PROBLEM DESCRIPTION: The line containing "(0,0) rectangle (771,-397);" marks the end: extract everything from the first line of the data through that line, exactly, with no pictures.

MATERIAL PROVIDED:
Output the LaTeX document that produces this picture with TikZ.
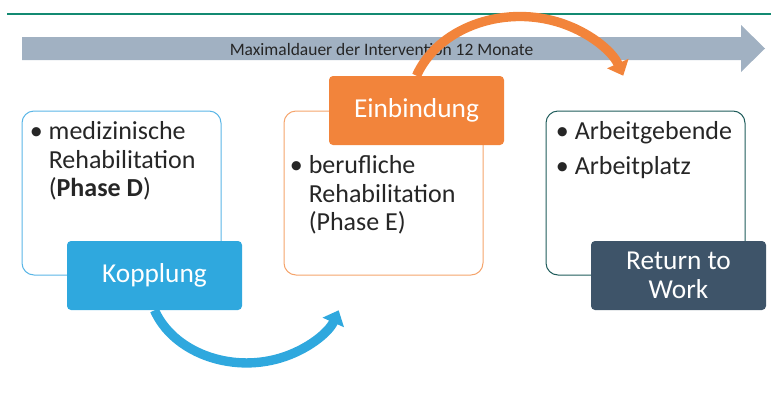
\documentclass[tikz,border=0pt]{standalone}
\usepackage{fontspec}
\setmainfont{Carlito}
\usetikzlibrary{positioning,arrows.meta}

\definecolor{lineGreen}{HTML}{138A72}
\definecolor{barGray}{HTML}{A1B1C2}
\definecolor{koppBlue}{HTML}{2FA8DE}
\definecolor{mediBlue}{HTML}{5AB6E6}
\definecolor{einbOrange}{HTML}{F2843B}
\definecolor{berufOrange}{HTML}{F5A46C}
\definecolor{rtwSlate}{HTML}{3E5469}
\definecolor{rtwTeal}{HTML}{1F5C5B}
\definecolor{textDark}{HTML}{262626}

\newcommand{\bulletmark}{\makebox[14.25pt][l]{\textbullet}}

\tikzset{
  phase/.style={draw, rounded corners=9pt, line width=0.75pt, minimum width=149.25pt, minimum height=123pt},
  tag/.style={rounded corners=3pt, minimum width=131.25pt, minimum height=51.75pt, text=white, align=center, font=\fontsize{20.5}{22}\selectfont},
  items/.style={anchor=base west, text=textDark, inner sep=0pt},
  swing/.style={line width=7pt, -{Triangle[length=10pt,width=17pt]}}
}

\begin{document}
\begin{tikzpicture}[x=0.75pt, y=0.75pt, every node/.style={font=\fontsize{19.5}{21.5}\selectfont}, node distance=46.5pt]
\useasboundingbox (0,0) rectangle (771,-397);

\fill[barGray] (22,-37) -- (741,-37) -- (741,-25) -- (765,-48.5) -- (741,-72) -- (741,-60) -- (22,-60) -- cycle;
\node[text=textDark, font=\fontsize{13.1}{15}\selectfont](dauer) at (381.5,-49){Maximaldauer der Intervention 12 Monate};
\draw[lineGreen, line width=1.5pt] (7,-14) -- (771,-14);

\node[phase, draw=mediBlue](medi) at (121.5,-193){};
\node[phase, draw=berufOrange](beruf)[right=of medi]{};
\node[phase, draw=rtwTeal](arbeit)[right=of beruf]{};

\node[items] at ([shift={(8,-29)}]medi.north west){\begin{tabular}[t]{@{}l@{}}\bulletmark medizinische\\\hspace*{14.25pt}Rehabilitation\\\hspace*{14.25pt}(\textbf{Phase D})\end{tabular}};
\node[items] at ([shift={(6,-63)}]beruf.north west){\begin{tabular}[t]{@{}l@{}}\bulletmark berufliche\\\hspace*{14.25pt}Rehabilitation\\\hspace*{14.25pt}(Phase E)\end{tabular}};
\node[items] at ([shift={(10,-29)}]arbeit.north west){\begin{tabular}[t]{@{}l@{}}\bulletmark Arbeitgebende\\[4.75pt]\bulletmark Arbeitplatz\end{tabular}};

\node[tag, fill=koppBlue](kopp) at ([xshift=24.75pt]medi.south){Kopplung};
\node[tag, fill=einbOrange](einb) at ([xshift=24.75pt]beruf.north){Einbindung};
\node[tag, fill=rtwSlate](rtw) at ([xshift=24.75pt]arbeit.south){Return to\\Work};

\draw[swing, koppBlue] (kopp.south) arc[start angle=200, end angle=340, x radius=98, y radius=80];
\draw[swing, einbOrange] (einb.north) arc[start angle=160, end angle=20, x radius=110, y radius=90];
\end{tikzpicture}
\end{document}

REPLY:
Output the LaTeX document that produces this picture with TikZ.
\documentclass[tikz,border=0pt]{standalone}
\usepackage{fontspec}
\setmainfont{Carlito}
\usetikzlibrary{positioning,arrows.meta}

\definecolor{lineGreen}{HTML}{138A72}
\definecolor{barGray}{HTML}{A1B1C2}
\definecolor{koppBlue}{HTML}{2FA8DE}
\definecolor{mediBlue}{HTML}{5AB6E6}
\definecolor{einbOrange}{HTML}{F2843B}
\definecolor{berufOrange}{HTML}{F5A46C}
\definecolor{rtwSlate}{HTML}{3E5469}
\definecolor{rtwTeal}{HTML}{1F5C5B}
\definecolor{textDark}{HTML}{262626}

\newcommand{\bulletmark}{\makebox[14.25pt][l]{\textbullet}}

\tikzset{
  phase/.style={draw, rounded corners=9pt, line width=0.75pt, minimum width=149.25pt, minimum height=123pt},
  tag/.style={rounded corners=3pt, minimum width=131.25pt, minimum height=51.75pt, text=white, align=center, font=\fontsize{20.5}{22}\selectfont},
  items/.style={anchor=base west, text=textDark, inner sep=0pt},
  swing/.style={line width=7pt, -{Triangle[length=10pt,width=17pt]}}
}

\begin{document}
\begin{tikzpicture}[x=0.75pt, y=0.75pt, every node/.style={font=\fontsize{19.5}{21.5}\selectfont}, node distance=46.5pt]
\useasboundingbox (0,0) rectangle (771,-397);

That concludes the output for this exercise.